Article ID: | iaor1991366 |
Country: | Netherlands |
Volume: | 15 |
Start Page Number: | 227 |
End Page Number: | 241 |
Publication Date: | Nov 1989 |
Journal: | Information and Decision Technologies |
Authors: | Adelman Leonard |
Keywords: | artificial intelligence: decision support |
Informal evaluations are an inherent part of developing decision support systems (DSSs) because judgment and uncertainty are an inherent part of the DSS development process. As a result, formal evaluation activities need to be capable of rigorously addressing the different information needs of different members of the sponsoring and development teams throughout the DSS development process.

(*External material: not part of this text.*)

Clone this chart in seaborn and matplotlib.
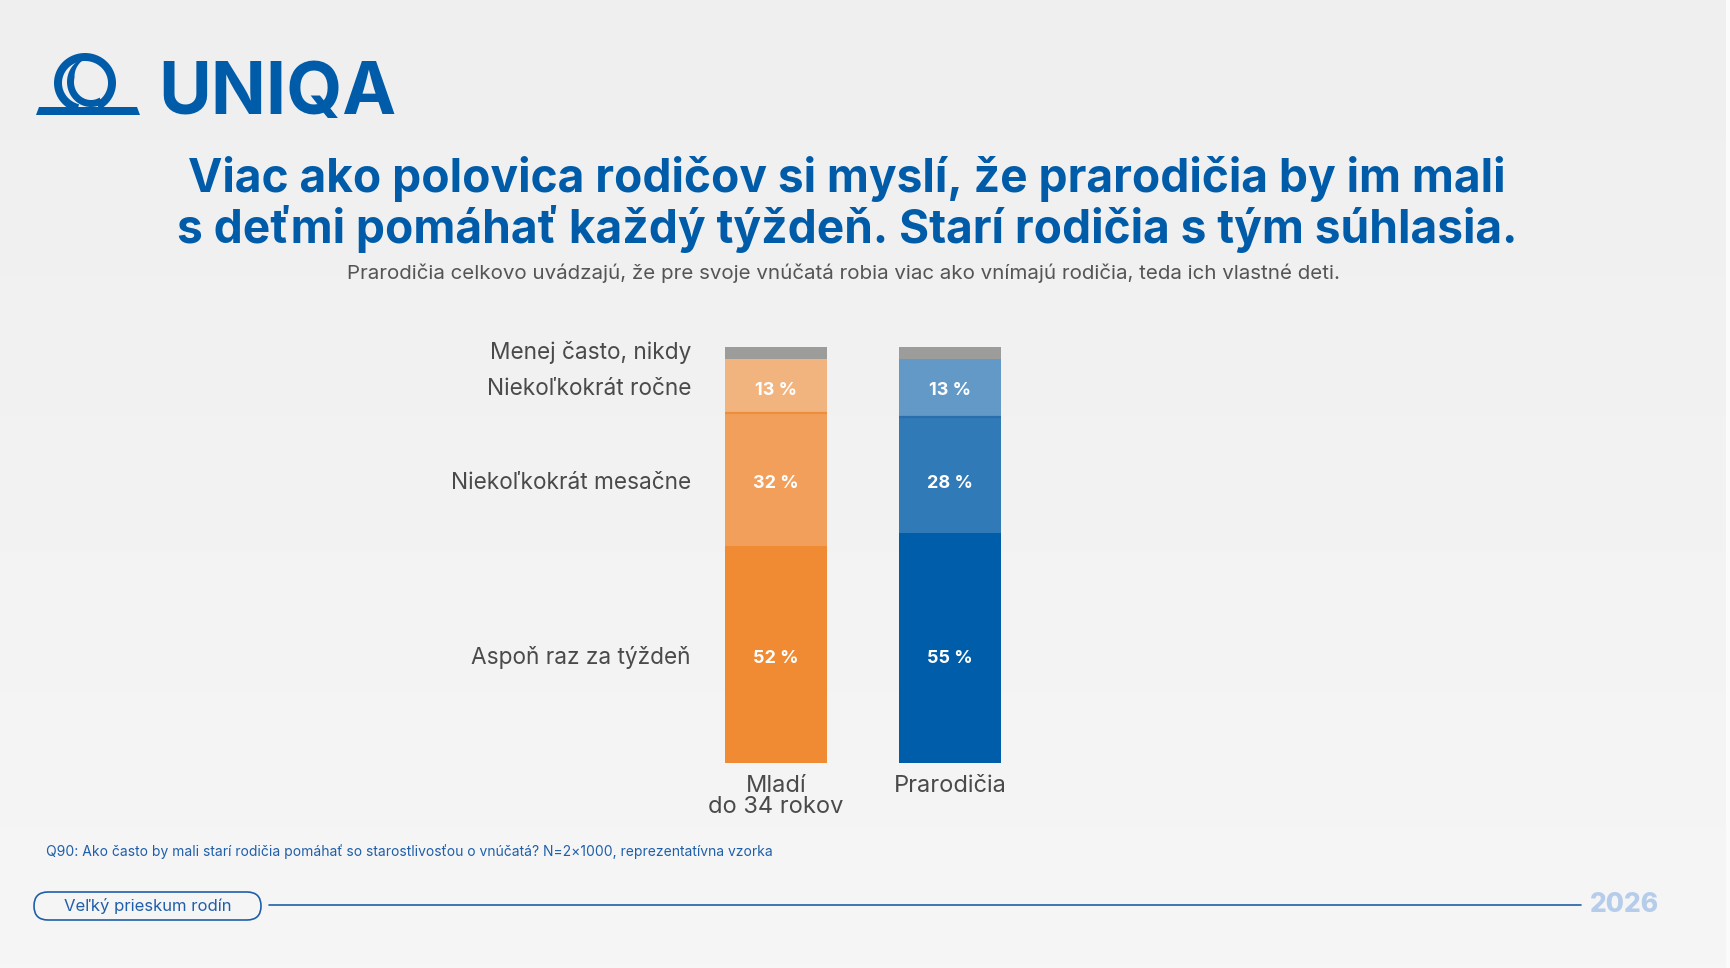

This paper addresses that need by discussing the applicability of three classes of evaluation methods to different stages in the DSS design and development process: subjective evaluation methods for obtaining users’ opinion regarding the DSS’s strengths and weaknesses; technical evaluation methods for ‘looking inside the black box’; and empirical evaluation methods for assessing the DSS’s impact on performance. In addition, the paper presents a decision making paradigm as a backdrop for considering the design to develop a DSS, and the role of evaluation with respect to this decision. The perspective throughout the paper is that evaluation represents the control mechanism in the DSS design and development process because it provides feedback that keeps the development effort on track.